Jones, our foremost opera director, brings his epic vision into studio form and it works a treat. Recently, his Pygmalion was accused of blurring the intent behind George Bernard Shaw’s play, but here he evokes a perfect blend of theatricality and brings Treadwell’s play blazingly to life. Set, costume, lighting, and sound fuse with a heightened acting style that magnetises from the first scene, as we watch Sheehy trapped in the middle of a crowded subway train. Nicky Gillibrand’s black and white costumes clash stunningly with Hyemi Shin’s yellow-painted set, a drab society contrasting with the happiness that seems a long way away from its anti-heroine.
Sheehy’s performance is astonishing. Though Jones doesn’t place much trope on society being the crusher of this woman, she is clearly on edge from our first encounter and it’s clear from her responses to the situations around her that she is neurodiverse, he instead plunges us into the mind of one about to explode. Sheehy, in a drab blue dress, her eyes never far from tears, suggests one who doesn’t know her place in the world. Yet in her volcanic anger, as she turns against her mother, in her writhing as the sound of drilling radiates around her head, we see a woman in desperate need of help and with nowhere to turn.
Sheehy, who has made inroads into our foremost national companies over the past years, gives a startlingly brave and committed performance here, her screams as she realises she is about to go to the chair will be etched in my mind for years to come. It’s a performance that suggests the promise is over and we have a stage great on our hands.
Niel-Mee is a convincing lothario and there is sterling support work as well from Daniel Abelson as a Southern defense lawyer, Tim Frances as the skin-crawl-inducing husband, and Buffy Davis as the Irish mother, dropping potatoes onto the plate and insisting love and marriage have very little to do with each other.
Warner’s Ustinov seasons feel like a budgeting nightmare in terms of getting the sums to work, here there are 12 actors playing to an audience of under 200 but from this critics’ perspective, I hope the partnership lasts. Machinal is one of the great theatre nights of the decade.

Guardian
4 stars out of 5
Machinal review – spare yet shocking revival of 1920s play on female criminality
Theatre Royal, Bath
An excellent cast give the story of Ruth Snyder, a woman executed by electric chair in 1928 for killing her husband, a cleverly inventive, chillingly modern update

Arifa Akbar

Ruth Snyder’s crime was sensationalised in its day and well after it. An American who murdered her husband and paid with her life, her very public death in 1928 by electric chair has served as gruesome inspiration for, among others, Billy Wilder and Guns N’ Roses. Sophie Treadwell’s 1928 play infuses Snyder’s story with compassion and tragedy, without a hint of sentimentality.
This stark, magnetic revival draws on the play’s expressionist roots yet also renders it chillingly modern in showing how female criminality is still often depicted. Immaculately directed by Richard Jones, it is spare yet shocking.
Rosie Sheehy plays the unnamed “young woman” and cements her reputation as an astounding stage talent with her magnificent performance, as physical as it is psychological. The play invites expressive choreography and this revival excels in its movement (by Sarah Fahie), seeming like a dance at times.
Period setting is combined with a non-realist stage (designed by Hyemi Shin), which takes the shape of a distorted dream or Hitchcockian hallucination – garishly yellow walls with long shadows thrown across them. It is a world narrowed in on its protagonist, quite literally forcing her into a corner.
The play’s one-word headings – Business, Domestic etc – are telegraphed and conjured with just a few props, so typewriters for the office scenes, a bed for her honeymoon night and a table for the stultifying tenement home shared with her mother (Buffy Davis, excellently playing her as a desolate, Beckett-like character). The jarring soundscape of the play is central to its sense of alarm, and scenes here are overlain effectively with invasive sounds (designed by Benjamin Grant).

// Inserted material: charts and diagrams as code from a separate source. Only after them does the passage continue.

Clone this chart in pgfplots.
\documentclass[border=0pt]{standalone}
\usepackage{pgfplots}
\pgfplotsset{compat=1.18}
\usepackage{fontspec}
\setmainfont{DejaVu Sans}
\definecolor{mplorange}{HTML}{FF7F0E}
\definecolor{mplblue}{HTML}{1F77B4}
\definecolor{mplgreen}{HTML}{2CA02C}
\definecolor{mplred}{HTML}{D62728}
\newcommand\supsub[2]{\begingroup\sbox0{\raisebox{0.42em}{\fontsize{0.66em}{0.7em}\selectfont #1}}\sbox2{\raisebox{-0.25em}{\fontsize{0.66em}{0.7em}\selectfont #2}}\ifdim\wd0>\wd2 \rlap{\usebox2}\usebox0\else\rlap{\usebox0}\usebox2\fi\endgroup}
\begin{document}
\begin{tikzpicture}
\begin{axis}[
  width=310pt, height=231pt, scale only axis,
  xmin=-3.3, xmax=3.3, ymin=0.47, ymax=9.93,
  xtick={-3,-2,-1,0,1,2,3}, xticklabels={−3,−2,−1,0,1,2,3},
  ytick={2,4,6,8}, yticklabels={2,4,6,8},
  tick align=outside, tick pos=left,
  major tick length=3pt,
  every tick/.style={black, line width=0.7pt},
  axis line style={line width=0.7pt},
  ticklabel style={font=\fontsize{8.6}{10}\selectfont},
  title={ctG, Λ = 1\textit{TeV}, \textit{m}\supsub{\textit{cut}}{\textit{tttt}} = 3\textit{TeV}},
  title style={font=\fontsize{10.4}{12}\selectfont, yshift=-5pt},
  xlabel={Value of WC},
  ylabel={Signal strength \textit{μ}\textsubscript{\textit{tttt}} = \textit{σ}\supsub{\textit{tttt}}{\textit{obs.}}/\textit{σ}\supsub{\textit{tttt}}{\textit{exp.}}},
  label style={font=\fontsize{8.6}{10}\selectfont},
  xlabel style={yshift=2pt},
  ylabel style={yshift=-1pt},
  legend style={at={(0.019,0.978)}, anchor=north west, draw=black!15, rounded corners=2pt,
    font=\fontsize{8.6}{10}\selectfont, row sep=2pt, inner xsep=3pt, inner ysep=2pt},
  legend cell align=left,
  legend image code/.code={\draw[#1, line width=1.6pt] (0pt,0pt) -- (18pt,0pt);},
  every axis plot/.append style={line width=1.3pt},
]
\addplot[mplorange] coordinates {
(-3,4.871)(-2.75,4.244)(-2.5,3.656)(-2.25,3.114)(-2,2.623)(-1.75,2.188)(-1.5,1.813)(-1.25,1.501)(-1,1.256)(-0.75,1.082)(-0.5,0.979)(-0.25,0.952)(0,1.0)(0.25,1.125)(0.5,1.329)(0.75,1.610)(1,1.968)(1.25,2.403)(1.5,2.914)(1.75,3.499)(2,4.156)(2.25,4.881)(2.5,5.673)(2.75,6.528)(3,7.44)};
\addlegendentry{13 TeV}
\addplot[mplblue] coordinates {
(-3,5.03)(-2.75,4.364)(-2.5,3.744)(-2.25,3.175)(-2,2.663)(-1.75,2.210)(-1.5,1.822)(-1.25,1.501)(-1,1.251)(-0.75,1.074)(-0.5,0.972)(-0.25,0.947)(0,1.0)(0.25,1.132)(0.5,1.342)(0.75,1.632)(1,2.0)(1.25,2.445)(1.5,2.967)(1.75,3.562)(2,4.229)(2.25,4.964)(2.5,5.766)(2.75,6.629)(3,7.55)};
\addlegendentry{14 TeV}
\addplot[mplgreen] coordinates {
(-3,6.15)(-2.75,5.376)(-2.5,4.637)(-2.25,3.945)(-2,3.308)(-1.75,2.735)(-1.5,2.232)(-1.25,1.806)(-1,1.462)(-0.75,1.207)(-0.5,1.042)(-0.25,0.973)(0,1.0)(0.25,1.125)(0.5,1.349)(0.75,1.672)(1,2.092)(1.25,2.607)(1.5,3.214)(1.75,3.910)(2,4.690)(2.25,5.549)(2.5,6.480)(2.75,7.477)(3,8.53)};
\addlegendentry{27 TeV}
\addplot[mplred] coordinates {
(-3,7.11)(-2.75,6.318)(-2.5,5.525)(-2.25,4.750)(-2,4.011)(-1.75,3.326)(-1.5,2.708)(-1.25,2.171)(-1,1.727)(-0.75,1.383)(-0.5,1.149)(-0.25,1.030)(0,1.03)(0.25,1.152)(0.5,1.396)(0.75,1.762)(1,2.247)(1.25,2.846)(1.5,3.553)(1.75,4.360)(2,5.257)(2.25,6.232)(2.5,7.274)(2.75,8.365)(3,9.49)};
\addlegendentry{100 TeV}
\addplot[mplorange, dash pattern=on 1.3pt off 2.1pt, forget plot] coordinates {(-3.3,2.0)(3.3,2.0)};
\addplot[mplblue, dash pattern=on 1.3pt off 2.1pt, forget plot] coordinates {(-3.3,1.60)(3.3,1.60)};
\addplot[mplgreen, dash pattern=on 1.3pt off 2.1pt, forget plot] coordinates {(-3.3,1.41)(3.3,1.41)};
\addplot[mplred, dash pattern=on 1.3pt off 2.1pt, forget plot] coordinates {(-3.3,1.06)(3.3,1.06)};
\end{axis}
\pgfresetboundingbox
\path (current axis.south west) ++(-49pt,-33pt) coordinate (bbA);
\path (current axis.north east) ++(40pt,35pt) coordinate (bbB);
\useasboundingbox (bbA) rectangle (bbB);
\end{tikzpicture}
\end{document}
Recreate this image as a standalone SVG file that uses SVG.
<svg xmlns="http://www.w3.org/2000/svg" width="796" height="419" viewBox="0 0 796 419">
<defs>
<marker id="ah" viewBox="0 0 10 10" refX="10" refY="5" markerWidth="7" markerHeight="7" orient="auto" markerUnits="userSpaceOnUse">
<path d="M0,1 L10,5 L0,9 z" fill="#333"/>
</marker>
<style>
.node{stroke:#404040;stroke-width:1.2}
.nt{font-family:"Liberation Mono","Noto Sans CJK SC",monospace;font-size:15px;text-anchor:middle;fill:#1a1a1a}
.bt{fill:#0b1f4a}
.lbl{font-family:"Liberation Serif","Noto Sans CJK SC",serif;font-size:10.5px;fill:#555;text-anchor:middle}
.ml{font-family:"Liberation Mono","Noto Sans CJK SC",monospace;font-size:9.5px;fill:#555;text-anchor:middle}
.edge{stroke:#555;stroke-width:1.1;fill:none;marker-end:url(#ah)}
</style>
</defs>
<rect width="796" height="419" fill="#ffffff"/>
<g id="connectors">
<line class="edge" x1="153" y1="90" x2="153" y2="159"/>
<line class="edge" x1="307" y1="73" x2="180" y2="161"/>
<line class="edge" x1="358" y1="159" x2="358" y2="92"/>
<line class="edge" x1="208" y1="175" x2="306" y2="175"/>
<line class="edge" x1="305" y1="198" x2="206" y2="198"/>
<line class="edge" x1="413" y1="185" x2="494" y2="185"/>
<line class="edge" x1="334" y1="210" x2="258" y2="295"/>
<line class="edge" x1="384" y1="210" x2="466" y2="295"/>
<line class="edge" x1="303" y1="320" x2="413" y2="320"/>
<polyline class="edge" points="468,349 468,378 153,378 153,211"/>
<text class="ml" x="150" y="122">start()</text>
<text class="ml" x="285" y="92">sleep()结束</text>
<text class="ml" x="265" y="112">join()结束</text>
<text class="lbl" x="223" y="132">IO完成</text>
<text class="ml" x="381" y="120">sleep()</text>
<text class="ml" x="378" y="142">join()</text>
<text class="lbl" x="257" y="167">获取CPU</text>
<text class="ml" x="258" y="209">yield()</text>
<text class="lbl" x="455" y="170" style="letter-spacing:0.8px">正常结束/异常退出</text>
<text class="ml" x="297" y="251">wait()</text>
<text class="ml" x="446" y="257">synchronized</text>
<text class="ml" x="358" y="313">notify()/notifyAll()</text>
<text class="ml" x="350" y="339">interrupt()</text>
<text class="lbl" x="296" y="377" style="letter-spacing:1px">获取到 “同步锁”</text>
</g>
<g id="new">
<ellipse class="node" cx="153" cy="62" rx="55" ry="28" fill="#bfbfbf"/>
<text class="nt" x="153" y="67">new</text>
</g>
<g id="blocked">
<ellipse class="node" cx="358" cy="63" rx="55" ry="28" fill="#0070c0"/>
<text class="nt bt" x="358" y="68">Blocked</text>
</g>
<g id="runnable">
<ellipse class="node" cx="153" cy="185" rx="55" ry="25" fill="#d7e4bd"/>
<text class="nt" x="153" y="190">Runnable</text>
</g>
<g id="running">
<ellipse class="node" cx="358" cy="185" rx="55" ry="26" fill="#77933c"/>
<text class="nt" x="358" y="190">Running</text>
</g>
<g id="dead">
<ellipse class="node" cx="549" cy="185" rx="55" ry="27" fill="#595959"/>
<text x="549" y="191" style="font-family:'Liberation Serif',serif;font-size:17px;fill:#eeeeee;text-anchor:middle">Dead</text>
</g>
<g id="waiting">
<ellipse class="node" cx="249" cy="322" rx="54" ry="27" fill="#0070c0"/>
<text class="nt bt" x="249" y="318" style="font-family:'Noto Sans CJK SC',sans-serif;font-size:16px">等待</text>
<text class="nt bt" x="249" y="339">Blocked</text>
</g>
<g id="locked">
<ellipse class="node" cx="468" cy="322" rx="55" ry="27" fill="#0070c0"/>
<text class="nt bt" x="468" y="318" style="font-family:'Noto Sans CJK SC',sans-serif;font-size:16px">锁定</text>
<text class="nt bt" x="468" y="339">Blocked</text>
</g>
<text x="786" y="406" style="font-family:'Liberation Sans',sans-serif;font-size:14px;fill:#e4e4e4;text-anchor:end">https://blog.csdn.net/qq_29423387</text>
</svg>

Sheehy captures a woman utterly trapped (“I’m stifling, ma”), repelled by her husband (Tim Frances, chillingly bland) and only coming to life after meeting her lover (Pierro Niel-Mee). Freedom is a theme shared between them and it is this that leads her to murder.

Sheehy flinches at the touch of her husband and at a piercingly loud world which demands passive conformity. She is alienated even from her own body, and moments of dissociation are brilliantly conveyed. She delivers her lines with barely suppressed rage or fear, the dialogue variously gathering in staccato poetry or a savage, spitting quality.

She might be Franz Kafka’s Gregor Samsa or Herman Melville’s Bartleby, railing against bullying capitalist forces and the mechanisation of the workforce. Unlike Wilder’s Double Indemnity, partly inspired by Snyder’s story and showing a man being duped by an unfaithful, murderous and conniving femme fatale, this play is about a woman betrayed by forces beyond her control, told from deep within her body and mind.

Snyder’s death was infamously photographed, the image of a murderous housewife in the throes of violent death brandished across the media. A scene here captures that horrifying indignity in movement rather than explicit depiction. The photographers and executioners who hound her last days form a line, hand in hand, and become conductors of the electricity fired into her body. We walk away in horror, just as we should.